Quintana del Castillo, 20 de julio de 2001Un nuevo relato del escritor cepedano Juan José Domínguez.
Villarmeriel en verde y gris. Villarmeriel pueblo. Rodeado de campos y de liebres, con margaritas y caricias de hierba que florecen en abril. Villarmeriel celta, romano y árabe, coloreado de tonos suaves, donde los pintores soñarían el cuadro de su vida. Villarmeriel con casas de piedra y tejados de losa negra, huele a brezo, a roble y a trigo. Huele a Cepeda.
Lo separa de Quintana una carretera y unos cuantos senderos que cruzan el monte hasta la sierra, por donde Faustino Mayo, Tinín para los de casa, correteaba hace cincuenta años. Se parecía mucho al resto de los niños. Iba vestido como los demás, con su pantalón corto de paño y un jersey de lana marrón que al pobre le producía escozuras en el cuello.
Tinín era un párvulo ingenioso, despierto y más listo que ningún otro rapaz. Seis años tenía nada más. Pero como cualquier otro niño de su edad y condición, a pesar de que nunca lo había visto, soñaba con subirse algún día en un barco para navegar por el mar. En su casa andaban un poco preocupados por él, ya que no conseguían quitarle la perra que se le había metido a cuenta de las olas y el mar.
Precisamente, en las ferias de Astorga de 1949, un tratante de ganado le regaló un libro en el que venían pintadas unas barquichuelas de pescadores, pero que a él le parecían lo más maravilloso que había visto hasta entonces. Así, a pesar de que nunca había visto el mar, quedó prendado de los trozos de madera que flotaban por encima del agua de sal.
Tinín era un niño soñador. Tenía que ir con las vacas todos los días al monte de Villarmeriell. Era la tarea que le habían encomendado en casa. Y aunque rezongaba un poco, porque prefería jugar con Tigre, el perro, o con los gatos, no le quedaba más remedio que obedecer a su padre y atender sin despistarse al ganado.
De talla menuda para su edad, se movía ágil como un gamo. No se asustaba ante nada, y, por más que se empeñase María, su madre, no había forma de quitarle la roña de las rodillas. De aquella, es verdad, todos los niños lucían roña en las rodillas. Pero la de Faustino era pura costra. Casi no se diferenciaba de la negrura de su tez morena. Parecía de raza mora. Con un pelo y unos ojos oscuros que, más de uno, no sin razón, aseguraba que descendía de Mustafá, un vendedor de baratijas que en 1715 dejó una docena de hijos por La Cepeda.

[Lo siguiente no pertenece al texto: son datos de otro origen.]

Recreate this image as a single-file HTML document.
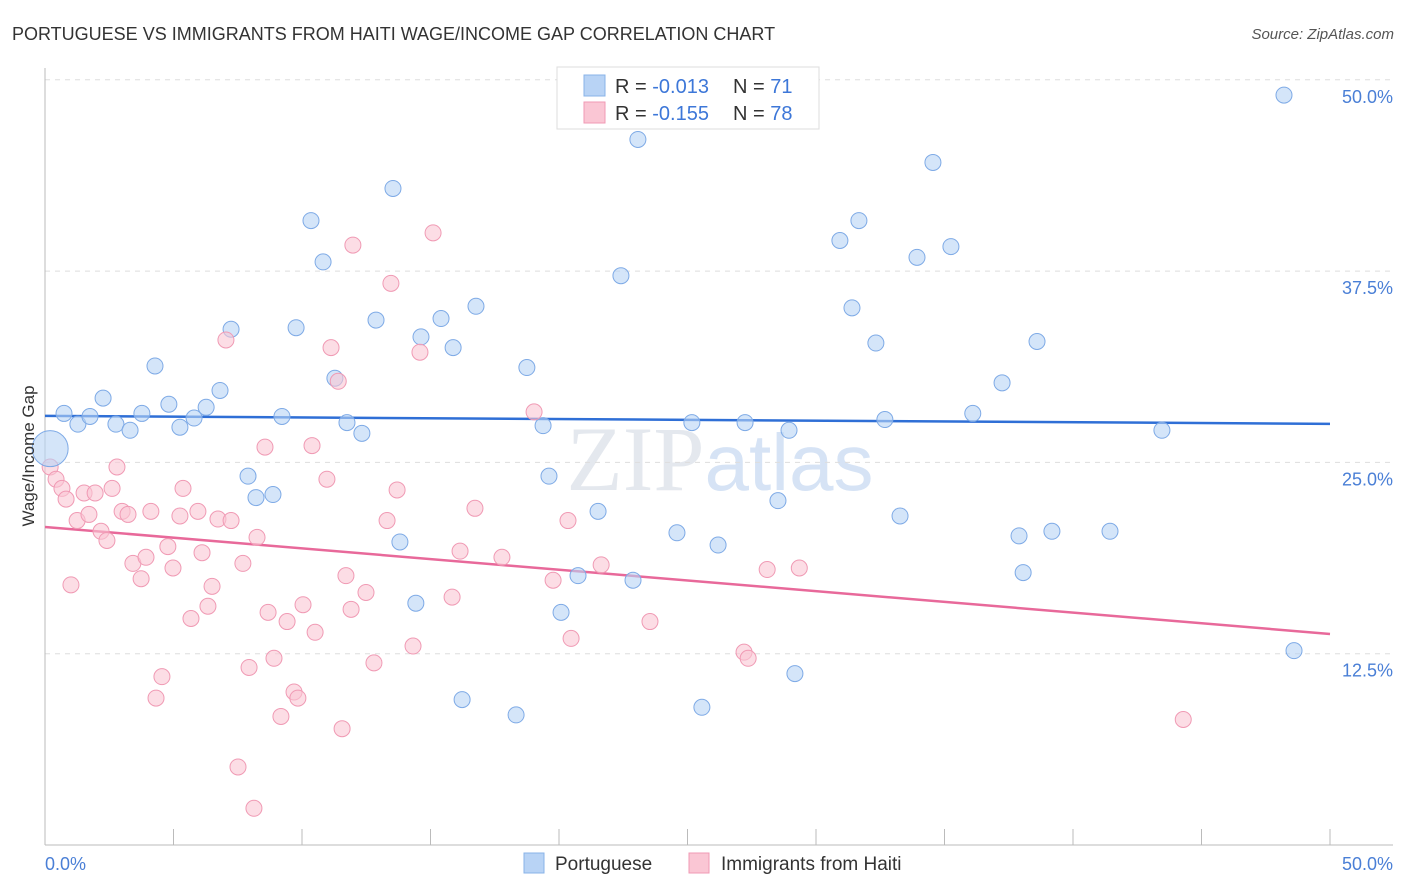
<!DOCTYPE html>
<html><head><meta charset="utf-8"><style>
body{margin:0;background:#fff;font-family:"Liberation Sans",sans-serif;}
svg{display:block}
</style></head><body>
<svg id="chart" width="1406" height="892" xmlns="http://www.w3.org/2000/svg">
<text x="12" y="40" font-size="18" fill="#333">PORTUGUESE VS IMMIGRANTS FROM HAITI WAGE/INCOME GAP CORRELATION CHART</text>
<text x="1394" y="39" font-size="15" fill="#555" font-style="italic" text-anchor="end">Source: ZipAtlas.com</text>
<text x="720" y="490" font-size="92" fill="#e4e8ee" text-anchor="middle" font-family="Liberation Serif,serif">ZIP<tspan fill="#d6e3f5" font-family="Liberation Sans,sans-serif" font-size="80">atlas</tspan></text>
<g id="grid"></g>
<g id="axes"></g>
<g id="lines"></g>
<g id="points"></g>
<text transform="translate(34,456) rotate(-90)" font-size="17" fill="#333" text-anchor="middle">Wage/Income Gap</text>
<text x="45" y="870" font-size="18" fill="#4a7fd6">0.0%</text>
<text x="1393" y="870" font-size="18" fill="#4a7fd6" text-anchor="end">50.0%</text>
<g>
<rect x="557" y="67" width="262" height="62" fill="#fff" stroke="#ddd"/>
<rect x="584" y="75" width="21" height="21" fill="#b8d3f5" stroke="#88b3e8"/>
<rect x="584" y="102" width="21" height="21" fill="#fac6d4" stroke="#f09ab4"/>
<text x="615" y="93" font-size="20" fill="#333">R = <tspan fill="#3d77d8">-0.013</tspan><tspan x="733">N = </tspan><tspan fill="#3d77d8">71</tspan></text>
<text x="615" y="120" font-size="20" fill="#333">R = <tspan fill="#3d77d8">-0.155</tspan><tspan x="733">N = </tspan><tspan fill="#3d77d8">78</tspan></text>
</g>
<g>
<rect x="524" y="853" width="20" height="20" fill="#b8d3f5" stroke="#88b3e8"/>
<text x="555" y="870" font-size="19" fill="#333">Portuguese</text>
<rect x="689" y="853" width="20" height="20" fill="#fac6d4" stroke="#f09ab4"/>
<text x="721" y="870" font-size="19" fill="#333">Immigrants from Haiti</text>
</g>
</svg>
<script>
const yTicks=[12.5,25,37.5,50];
const xTicks=[5,10,15,20,25,30,35,40,45,50];
const blueX=[0.74,1.28,1.75,2.26,2.76,3.31,3.77,4.28,4.82,5.25,5.80,6.27,6.81,7.24,7.90,8.21,8.87,9.22,9.77,10.35,10.82,11.28,11.75,12.33,12.88,13.54,13.81,14.43,14.63,15.41,15.88,16.23,16.77,18.33,18.75,19.38,19.61,20.08,20.74,21.52,22.41,22.88,23.07,24.59,25.17,25.56,26.19,27.24,28.52,28.95,29.18,30.93,31.40,31.67,32.33,32.68,33.27,33.93,34.55,35.25,36.10,37.24,37.90,38.06,38.60,39.18,41.44,43.46,48.21,48.60];
const blueY=[28.2,27.5,28.0,29.2,27.5,27.1,28.2,31.3,28.8,27.3,27.9,28.6,29.7,33.7,24.1,22.7,22.9,28.0,33.8,40.8,38.1,30.5,27.6,26.9,34.3,42.9,19.8,15.8,33.2,34.4,32.5,9.5,35.2,8.5,31.2,27.4,24.1,15.2,17.6,21.8,37.2,17.3,46.1,20.4,27.6,9.0,19.6,27.6,22.5,27.1,11.2,39.5,35.1,40.8,32.8,27.8,21.5,38.4,44.6,39.1,28.2,30.2,20.2,17.8,32.9,20.5,20.5,27.1,49.0,12.7];
const pinkX=[0.2,0.43,0.66,0.82,1.01,1.25,1.52,1.71,1.95,2.18,2.41,2.61,2.80,3.00,3.23,3.42,3.74,3.93,4.12,4.32,4.55,4.78,4.98,5.25,5.37,5.68,5.95,6.11,6.34,6.50,6.73,7.04,7.24,7.51,7.70,7.94,8.13,8.25,8.56,8.68,8.91,9.18,9.42,9.69,9.84,10.04,10.39,10.51,10.97,11.13,11.41,11.56,11.71,11.91,11.98,12.49,12.80,13.31,13.46,13.70,14.32,14.59,15.10,15.84,16.15,16.73,17.78,19.03,19.77,20.35,20.47,21.64,23.54,27.20,27.36,28.10,29.35,44.29];
const pinkY=[24.7,23.9,23.3,22.6,17.0,21.2,23.0,21.6,23.0,20.5,19.9,23.3,24.7,21.8,21.6,18.4,17.4,18.8,21.8,9.6,11.0,19.5,18.1,21.5,23.3,14.8,21.8,19.1,15.6,16.9,21.3,33.0,21.2,5.1,18.4,11.6,2.4,20.1,26.0,15.2,12.2,8.4,14.6,10.0,9.6,15.7,26.1,13.9,23.9,32.5,30.3,7.6,17.6,15.4,39.2,16.5,11.9,21.2,36.7,23.2,13.0,32.2,40.0,16.2,19.2,22.0,18.8,28.3,17.3,21.2,13.5,18.3,14.6,12.6,12.2,18.0,18.1,8.2];
const bigBlue=[0.2,25.9];
const blueTrend=[28.04,27.52];
const pinkTrend=[20.78,13.79];
const NS="http://www.w3.org/2000/svg";
const sx=v=>45+v/50*1285;
const sy=v=>845-v*15.304;
function mk(tag,attrs,parent){const e=document.createElementNS(NS,tag);for(const k in attrs)e.setAttribute(k,attrs[k]);parent.appendChild(e);return e;}
const grid=document.getElementById('grid'),axes=document.getElementById('axes'),lines=document.getElementById('lines'),pts=document.getElementById('points');
yTicks.forEach(t=>{
 const l=mk('line',{x1:45,x2:1393,y1:sy(t),y2:sy(t),stroke:'#ddd','stroke-dasharray':'5,5'},grid);
 
 
 const tx=mk('text',{x:1393,y:sy(t)+23,'font-size':18,fill:'#4a7fd6','text-anchor':'end'},grid);
 tx.textContent=t.toFixed(1)+'%';
 
 
});
const ya=mk('line',{x1:45,x2:45,y1:68,y2:845,stroke:'#bbb'},axes);


const xa=mk('line',{x1:45,x2:1393,y1:845,y2:845,stroke:'#bbb'},axes);


xTicks.forEach(t=>{
 const l=mk('line',{x1:sx(t),x2:sx(t),y1:829,y2:845,stroke:'#bbb'},axes);
 
 
});
function dot(x,y,r,fill,stroke){const c=mk('circle',{cx:sx(x),cy:sy(y),r:r,fill:fill,stroke:stroke,'stroke-width':1,'fill-opacity':0.6},pts);return c;}
blueX.forEach((x,i)=>{const c=dot(x,blueY[i],8,'#b8d3f5','#7eaae6');
 
 });
pinkX.forEach((x,i)=>{const c=dot(x,pinkY[i],8,'#fac6d4','#f09ab4');
 
 });
const bb=dot(bigBlue[0],bigBlue[1],18,'#b8d3f5','#7eaae6');


const bl=mk('line',{x1:sx(0),x2:sx(50),y1:sy(blueTrend[0]),y2:sy(blueTrend[1]),stroke:'#2f6fd6','stroke-width':2.5},lines);


const pl=mk('line',{x1:sx(0),x2:sx(50),y1:sy(pinkTrend[0]),y2:sy(pinkTrend[1]),stroke:'#e8699a','stroke-width':2.5},lines);


</script>
</body></html>
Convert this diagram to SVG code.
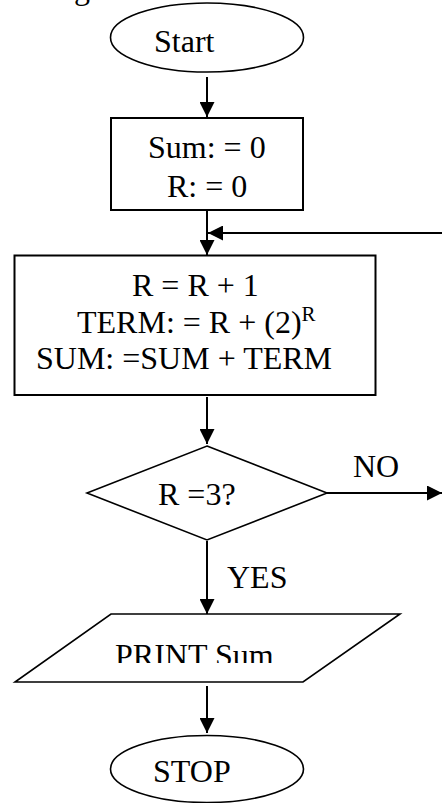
<svg xmlns="http://www.w3.org/2000/svg" width="442" height="803" viewBox="0 0 442 803">
  <style>
    .t { font-family: "Liberation Serif", "Times New Roman", serif; font-size: 32px; fill: #000; }
    .sup { font-size: 21px; }
    .shape { fill: #fff; stroke: #000; stroke-width: 2; }
    .oval { fill: #fff; stroke: #000; stroke-width: 1.6; }
    .conn { stroke: #000; stroke-width: 2; fill: none; marker-end: url(#ah); }
  </style>
  <defs>
    <marker id="ah" markerUnits="userSpaceOnUse" markerWidth="16" markerHeight="15" refX="15" refY="7.5" orient="auto">
      <path d="M0,0 L15,7.5 L0,15 Z" fill="#000"/>
    </marker>
    <clipPath id="printClip">
      <rect x="0" y="600" width="442" height="63"/>
    </clipPath>
  </defs>
  <rect width="442" height="803" fill="#fff"/>

  <text class="t" x="74" y="-1">g</text>

  <g id="connectors">
    <line class="conn" x1="207" y1="77" x2="207" y2="117"/>
    <line class="conn" x1="207" y1="210" x2="207" y2="255"/>
    <line class="conn" x1="442" y1="233" x2="208" y2="233"/>
    <line class="conn" x1="207" y1="397" x2="207" y2="444"/>
    <line class="conn" x1="327" y1="493" x2="442" y2="493"/>
    <line class="conn" x1="207" y1="541" x2="207" y2="614"/>
    <line class="conn" x1="207" y1="686" x2="207" y2="733"/>
    <text class="t" x="353" y="477">NO</text>
    <text class="t" x="227" y="588">YES</text>
  </g>

  <g id="start">
    <ellipse class="oval" cx="207" cy="37.5" rx="96.5" ry="34.5"/>
    <text class="t" x="154" y="52">Start</text>
  </g>

  <g id="init">
    <rect class="shape" x="111" y="118" width="192" height="92"/>
    <text class="t" x="148" y="158">Sum: = 0</text>
    <text class="t" x="167" y="197">R: = 0</text>
  </g>

  <g id="process">
    <rect class="shape" x="14.5" y="255.5" width="361" height="139.5"/>
    <text class="t" x="132" y="296">R = R + 1</text>
    <text class="t" x="77" y="333">TERM: = R + (2)<tspan class="sup" dy="-12">R</tspan></text>
    <text class="t" x="36" y="369">SUM: =SUM + TERM</text>
  </g>

  <g id="decision">
    <polygon class="oval" points="207,446 327,493 207,540 87,493"/>
    <text class="t" x="158" y="505">R =3?</text>
  </g>

  <g id="print">
    <polygon class="oval" points="111,614 400,614 303,682 15,682"/>
    <text class="t" x="115" y="666" clip-path="url(#printClip)">PRINT Sum</text>
  </g>

  <g id="stop">
    <ellipse class="oval" cx="207" cy="769" rx="96.5" ry="33.5"/>
    <text class="t" x="153" y="782">STOP</text>
  </g>
</svg>
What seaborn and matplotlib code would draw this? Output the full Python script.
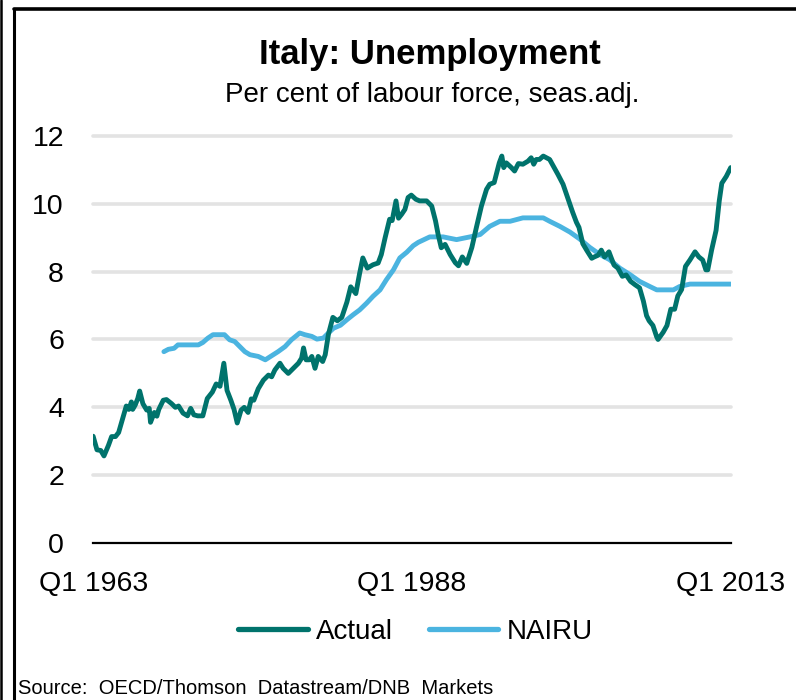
import numpy as np
import pandas as pd
import matplotlib
matplotlib.use("Agg")
import matplotlib.pyplot as plt
from matplotlib.lines import Line2D
import seaborn as sns

# ---------------- data ----------------
actual_dates = [1963.0, 1963.3, 1963.6, 1963.85, 1964.2, 1964.45, 1964.75, 1965.0, 1965.4, 1965.6,
                1965.8, 1966.0, 1966.1, 1966.3, 1966.5, 1966.65, 1966.9, 1967.2, 1967.4, 1967.5,
                1967.8, 1968.0, 1968.15, 1968.5, 1968.75, 1969.15, 1969.45, 1969.7, 1970.05, 1970.4,
                1970.65, 1970.9, 1971.2, 1971.6, 1971.95, 1972.35, 1972.65, 1972.95, 1973.25, 1973.5,
                1973.8, 1974.05, 1974.3, 1974.6, 1974.85, 1975.15, 1975.4, 1975.6, 1975.95, 1976.35,
                1976.75, 1977.0, 1977.25, 1977.65, 1977.9, 1978.3, 1978.7, 1979.1, 1979.35, 1979.5,
                1979.7, 1979.95, 1980.15, 1980.4, 1980.65, 1981.0, 1981.2, 1981.45, 1981.8, 1982.15,
                1982.5, 1982.9, 1983.2, 1983.6, 1983.9, 1984.15, 1984.5, 1984.95, 1985.35, 1985.6,
                1985.9, 1986.25, 1986.45, 1986.75, 1986.95, 1987.2, 1987.45, 1987.7, 1987.95, 1988.3,
                1988.6, 1989.15, 1989.55, 1989.85, 1990.05, 1990.3, 1990.6, 1991.0, 1991.4, 1991.65,
                1991.95, 1992.3, 1992.7, 1993.05, 1993.45, 1993.85, 1994.1, 1994.45, 1994.65, 1994.85,
                1995.05, 1995.2, 1995.4, 1995.8, 1996.05, 1996.35, 1996.7, 1997.1, 1997.35, 1997.55,
                1997.75, 1998.0, 1998.3, 1998.55, 1998.8, 1999.1, 1999.45, 1999.85, 2000.25, 2000.6,
                2000.9, 2001.1, 2001.4, 2001.7, 2002.1, 2002.3, 2002.6, 2002.85, 2003.1, 2003.45,
                2003.6, 2003.85, 2004.15, 2004.5, 2004.8, 2005.15, 2005.5, 2005.85, 2006.15, 2006.4,
                2006.6, 2006.9, 2007.2, 2007.3, 2007.7, 2008.0, 2008.3, 2008.6, 2008.85, 2009.15,
                2009.45, 2009.8, 2010.2, 2010.5, 2010.8, 2011.05, 2011.2, 2011.5, 2011.85, 2012.1,
                2012.3, 2012.65, 2013.0]
actual_values = [3.15, 2.75, 2.73, 2.57, 2.88, 3.14, 3.14, 3.26, 3.78, 4.04,
                 3.94, 4.16, 3.94, 4.07, 4.26, 4.48, 4.11, 3.92, 3.97, 3.56,
                 3.85, 3.74, 3.94, 4.21, 4.23, 4.11, 4.00, 4.04, 3.83, 3.75,
                 3.97, 3.78, 3.75, 3.75, 4.26, 4.45, 4.69, 4.62, 5.30, 4.50,
                 4.21, 3.94, 3.54, 3.92, 4.00, 3.85, 4.25, 4.21, 4.55, 4.80,
                 4.95, 4.90, 5.10, 5.30, 5.15, 5.00, 5.15, 5.30, 5.45, 5.75,
                 5.40, 5.40, 5.50, 5.15, 5.50, 5.35, 5.55, 6.15, 6.65, 6.55,
                 6.65, 7.10, 7.55, 7.35, 7.95, 8.40, 8.10, 8.20, 8.25, 8.50,
                 9.00, 9.54, 9.50, 10.08, 9.57, 9.69, 9.83, 10.18, 10.25, 10.13,
                 10.08, 10.08, 9.93, 9.49, 9.10, 8.70, 8.80, 8.50, 8.26, 8.17,
                 8.43, 8.24, 8.71, 9.29, 9.93, 10.42, 10.57, 10.62, 10.91, 11.20,
                 11.40, 11.06, 11.20, 11.06, 10.96, 11.18, 11.16, 11.25, 11.35, 11.16,
                 11.30, 11.30, 11.40, 11.35, 11.30, 11.10, 10.86, 10.57, 10.13, 9.75,
                 9.45, 9.30, 8.82, 8.63, 8.39, 8.43, 8.48, 8.63, 8.43, 8.58,
                 8.43, 8.19, 8.10, 7.86, 7.90, 7.71, 7.61, 7.52, 7.13, 6.70,
                 6.55, 6.41, 6.07, 6.00, 6.21, 6.41, 6.89, 6.89, 7.28, 7.47,
                 8.15, 8.34, 8.58, 8.43, 8.34, 8.05, 8.05, 8.63, 9.21, 10.08,
                 10.60, 10.80, 11.06]

nairu_dates = [1968.55, 1968.9, 1969.35, 1969.65, 1970.45, 1971.25, 1971.6, 1972.0, 1972.4, 1973.3,
               1973.7, 1974.1, 1974.5, 1974.9, 1975.3, 1975.95, 1976.5, 1977.0, 1977.5, 1978.05,
               1978.55, 1979.2, 1979.6, 1980.15, 1980.55, 1981.05, 1981.45, 1981.85, 1982.4, 1982.9,
               1983.4, 1983.9, 1984.45, 1984.95, 1985.5, 1986.0, 1986.55, 1987.05, 1987.6, 1988.1,
               1988.5, 1989.4, 1990.45, 1991.5, 1992.55, 1993.35, 1994.1, 1994.9, 1995.7, 1996.7,
               1998.3, 1998.8, 1999.6, 2000.4, 2001.15, 2001.95, 2002.75, 2003.5, 2004.3, 2005.1,
               2005.85, 2006.65, 2007.2, 2008.5, 2009.0, 2009.8, 2013.0]
nairu_values = [5.64, 5.71, 5.74, 5.84, 5.84, 5.84, 5.91, 6.04, 6.14, 6.14,
                5.99, 5.94, 5.79, 5.64, 5.55, 5.50, 5.40, 5.52, 5.64, 5.79,
                5.99, 6.19, 6.14, 6.09, 6.01, 6.04, 6.19, 6.33, 6.42, 6.58,
                6.73, 6.87, 7.07, 7.27, 7.46, 7.76, 8.05, 8.40, 8.57, 8.76,
                8.86, 9.02, 9.02, 8.94, 9.02, 9.09, 9.33, 9.48, 9.48, 9.58,
                9.58, 9.48, 9.33, 9.16, 8.96, 8.71, 8.50, 8.35, 8.10, 7.91,
                7.71, 7.56, 7.46, 7.46, 7.56, 7.63, 7.63]

series_names = ["Actual", "NAIRU"]
tick_years = [1963, 1968, 1973, 1978, 1983, 1988, 1993, 1998, 2003, 2008, 2013]
tick_labels = ["Q1 1963", "", "", "", "", "Q1 1988", "", "", "", "", "Q1 2013"]
y_ticks = [0, 2, 4, 6, 8, 10, 12]

title = "Italy: Unemployment"
subtitle = "Per cent of labour force, seas.adj."
source = "Source:  OECD/Thomson  Datastream/DNB  Markets"

# ---------------- figure ----------------
sns.set_style("white")
plt.rcParams["font.family"] = ["Liberation Sans", "DejaVu Sans"]
plt.rcParams["text.color"] = "black"
plt.rcParams["xtick.color"] = "black"
plt.rcParams["ytick.color"] = "black"

df = pd.concat([
    pd.DataFrame({"date": actual_dates, "value": actual_values, "series": series_names[0]}),
    pd.DataFrame({"date": nairu_dates, "value": nairu_values, "series": series_names[1]}),
], ignore_index=True)

colors = {"Actual": "#00736C", "NAIRU": "#4BB4E0"}

fig = plt.figure(figsize=(7.96, 7.0), dpi=100)
ax = fig.add_axes([0.117, 0.224, 0.801, 0.587])

for yv in y_ticks[1:]:
    ax.axhline(yv, color="#E3E3E3", lw=2.6, zorder=0, clip_on=False)

sns.lineplot(data=df, x="date", y="value", hue="series", palette=colors,
             hue_order=series_names[::-1], lw=3.5, ax=ax, legend=False,
             estimator=None, sort=True)
for ln in ax.get_lines():
    ln.set_solid_capstyle("round")
    ln.set_solid_joinstyle("round")

ax.set_xlim(1963, 2013)
ax.set_ylim(0, 12.1)
ax.set_xlabel("")
ax.set_ylabel("")
for s in ["left", "right", "top"]:
    ax.spines[s].set_visible(False)
ax.spines["bottom"].set_color("black")
ax.spines["bottom"].set_linewidth(1.6)

ax.set_xticks(tick_years)
ax.set_xticklabels(tick_labels, fontsize=20.5, color="black")
ax.set_yticks(y_ticks)
ax.set_yticklabels([str(v) for v in y_ticks], fontsize=20.5, color="black")
ax.tick_params(axis="x", direction="in", length=7, width=1.6, color="black", pad=20)
ax.tick_params(axis="y", length=0, pad=21)

# titles
fig.text(0.540, 0.922, title, ha="center", va="center", fontsize=25, fontweight="bold",
         color="black")
fig.text(0.543, 0.864, subtitle, ha="center", va="center", fontsize=20, color="black")

# legend
handles = [Line2D([0], [0], color=colors[n], lw=3.8) for n in series_names]
fig.legend(handles, series_names, loc="center", bbox_to_anchor=(0.522, 0.097),
           ncol=2, frameon=False, fontsize=20, handlelength=2.5, columnspacing=1.3,
           handletextpad=0.3, labelcolor="black")

fig.text(0.022, 0.017, source, ha="left", va="center", fontsize=14.5, color="black")

# frame lines
fig.add_artist(Line2D([0.0015, 0.0015], [0, 1], transform=fig.transFigure, color="black", lw=1.8))
fig.add_artist(Line2D([0.018, 0.018], [0, 0.987], transform=fig.transFigure, color="black", lw=2.2))
fig.add_artist(Line2D([0.018, 1.0], [0.987, 0.987], transform=fig.transFigure, color="black", lw=2.6))

fig.savefig("out.png", dpi=100)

El vendedor de baratijas descendía de la familia Abdelakuk, los cuales mercadeaban con todo tipo de chismes, aunque muy especialmente con especias, telas y jarrones. Sus orígenes se remontaban a los primeros árabes que llegaron a la capital maragata en el año 712. Desde entonces, y salvando el pellejo en todas las batallas que tuvieron lugar hasta las últimas más sangrientas de la Reconquista, se establecieron por todo el territorio cepedano. Se sabe que los hijos de Omar Abdelakuk preferían dedicarse a las mujeres en vez de a hacer la guerra. Ello explica, pues, por qué muchos maragatos y cepedanos parecen hijos del mismo Tarik.
Tinín era un pastorcillo hijo de la España mora. Salía por la mañana con la fardela en la que guardaba un trozo de hogaza revenida y un cachín de tocino rancio que a la hora del almuerzo comía en un santiamén. Luego, tumbado boca arriba, mientras las tripas le rugían porque el estómago había quedado medio lleno, miraba el cielo azul y se imaginaba que era el mar. Y ahí, justo en ese momento, olvidándose de las vacas, imaginaba que él, a bordo de un barco, giraba el timón como el mejor capitán pirata. Las pocas nubes que flotaban eran barcos enemigos que debía esquivar. Con un palo a modo de vela, apuntaba hacia el sol y lo tornaba a derecha e izquierda, hasta que deslumbrado por la luz de oro se quedaba medio ciego.
¡Quién le habría metido esas cosas en la cabeza¡ Si él lo único que había visto relacionado con barcos era los dibujos que venían pintados en el libro con olor a imprenta que le había regalado el tratante. Los niños, es cierto, cuando piensan y ponen la mente a inventar cuentos o historias nos sorprenden.